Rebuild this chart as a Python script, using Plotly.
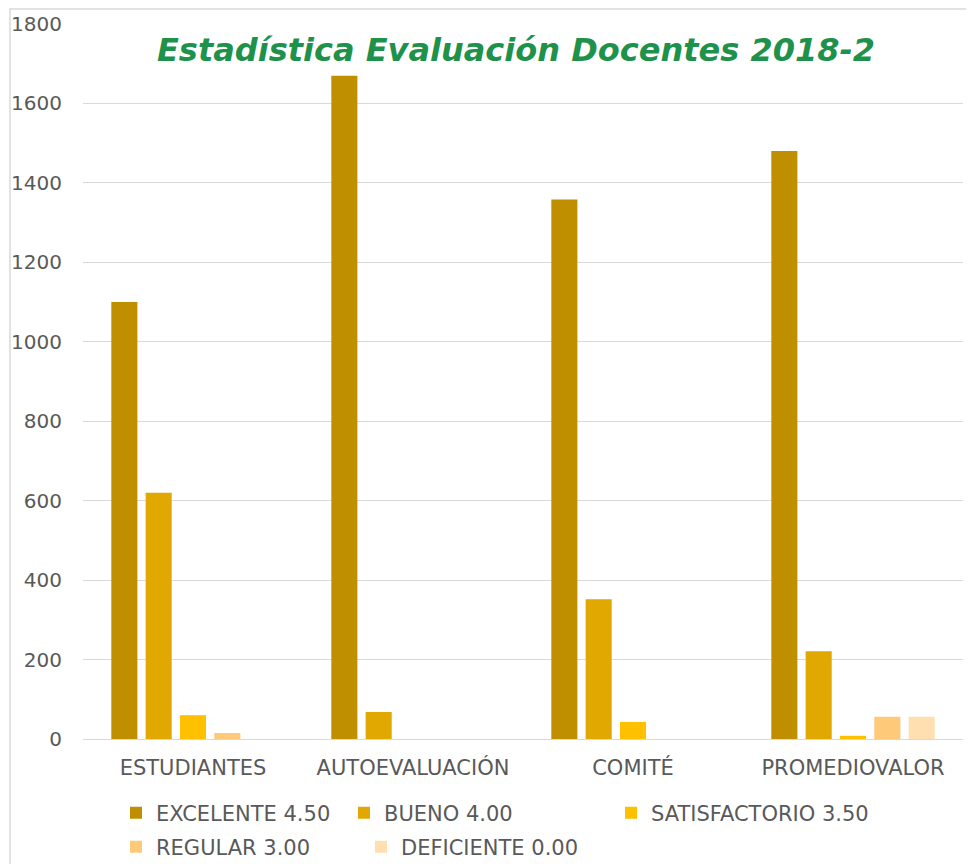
import plotly.graph_objects as go

categories = ["ESTUDIANTES", "AUTOEVALUACIÓN", "COMITÉ", "PROMEDIOVALOR"]
series_names = ["EXCELENTE 4.50", "BUENO 4.00", "SATISFACTORIO 3.50", "REGULAR 3.00", "DEFICIENTE 0.00"]
excelente = [1100, 1670, 1358, 1480]
bueno = [620, 68, 352, 221]
satisfactorio = [60, 0, 43, 8]
regular = [15, 0, 0, 56]
deficiente = [0, 0, 0, 56]
colors = ["#BF8F00", "#E0A800", "#FFC000", "#FFC97A", "#FFDFB0"]
y_ticks = [0, 200, 400, 600, 800, 1000, 1200, 1400, 1600, 1800]

values = [excelente, bueno, satisfactorio, regular, deficiente]
legend_ids = ["legend", "legend2", "legend3", "legend4", "legend5"]

# page offset of the figure (default body margin)
OFF = 8
W, H = 974 - OFF, 864 - OFF
# plot area in page pixels: left 83, right 963, top 24, bottom 739
PL, PR, PT, PB = 83, 963, 24, 739
L, T = PL - OFF, PT - OFF
R = W - (PR - OFF)
B = H - (PB - OFF)
pw = PR - PL
ph = PB - PT


def px_x(px):
    return (px - PL) / pw


def px_y(py):
    return (PB - py) / ph


fig = go.Figure()
for name, vals, col, lg in zip(series_names, values, colors, legend_ids):
    fig.add_trace(go.Bar(name=name, x=categories, y=vals, marker_color=col,
                         marker_line_width=0, legend=lg, showlegend=True))

legend_pos = [(116, 813), (344, 813), (611, 813), (116, 847), (361, 847)]
leg_common = dict(orientation="h", yanchor="middle", xanchor="left",
                  font=dict(family="DejaVu Sans", size=21, color="#595959"),
                  bgcolor="rgba(0,0,0,0)", itemwidth=30)
legends = {}
for lg, (lx, ly) in zip(legend_ids, legend_pos):
    legends[lg] = dict(x=px_x(lx), y=px_y(ly), **leg_common)

fig.update_layout(
    width=W, height=H,
    margin=dict(l=L, r=R, t=T, b=B, autoexpand=False),
    showlegend=True,
    paper_bgcolor="white", plot_bgcolor="white",
    barmode="group", bargap=0.22, bargroupgap=0.24,
    title=dict(text="Estadística Evaluación Docentes 2018-2",
               x=(516 - OFF) / W, xanchor="center", y=1 - (50 - OFF) / H, yanchor="middle",
               font=dict(family="DejaVu Sans", size=32, color="#1E914B",
                         weight="bold", style="italic")),
    xaxis=dict(showgrid=False, showline=False, ticks="", ticklabelstandoff=14,
               tickfont=dict(family="DejaVu Sans", size=21, color="#595959")),
    yaxis=dict(range=[0, 1800], tickvals=y_ticks, showgrid=True,
               gridcolor="#D9D9D9", gridwidth=1, zeroline=True,
               zerolinecolor="#D9D9D9", zerolinewidth=1, showline=False,
               ticks="", ticklabelstandoff=20,
               tickfont=dict(family="DejaVu Sans", size=20, color="#595959")),
    shapes=[dict(type="rect", xref="paper", yref="paper",
                 x0=px_x(10), x1=px_x(973), y0=px_y(900), y1=px_y(9),
                 line=dict(color="#D9D9D9", width=1.5), fillcolor="rgba(0,0,0,0)",
                 layer="below")],
    **legends,
)

fig.write_html("out.html")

Problem statement.
Restate only the lines running from the start of the material above through the line containing "1400, 1600, 1800]", ends included. No pictures.

Problem solution.
Rebuild this chart as a Python script, using Plotly.
import plotly.graph_objects as go

categories = ["ESTUDIANTES", "AUTOEVALUACIÓN", "COMITÉ", "PROMEDIOVALOR"]
series_names = ["EXCELENTE 4.50", "BUENO 4.00", "SATISFACTORIO 3.50", "REGULAR 3.00", "DEFICIENTE 0.00"]
excelente = [1100, 1670, 1358, 1480]
bueno = [620, 68, 352, 221]
satisfactorio = [60, 0, 43, 8]
regular = [15, 0, 0, 56]
deficiente = [0, 0, 0, 56]
colors = ["#BF8F00", "#E0A800", "#FFC000", "#FFC97A", "#FFDFB0"]
y_ticks = [0, 200, 400, 600, 800, 1000, 1200, 1400, 1600, 1800]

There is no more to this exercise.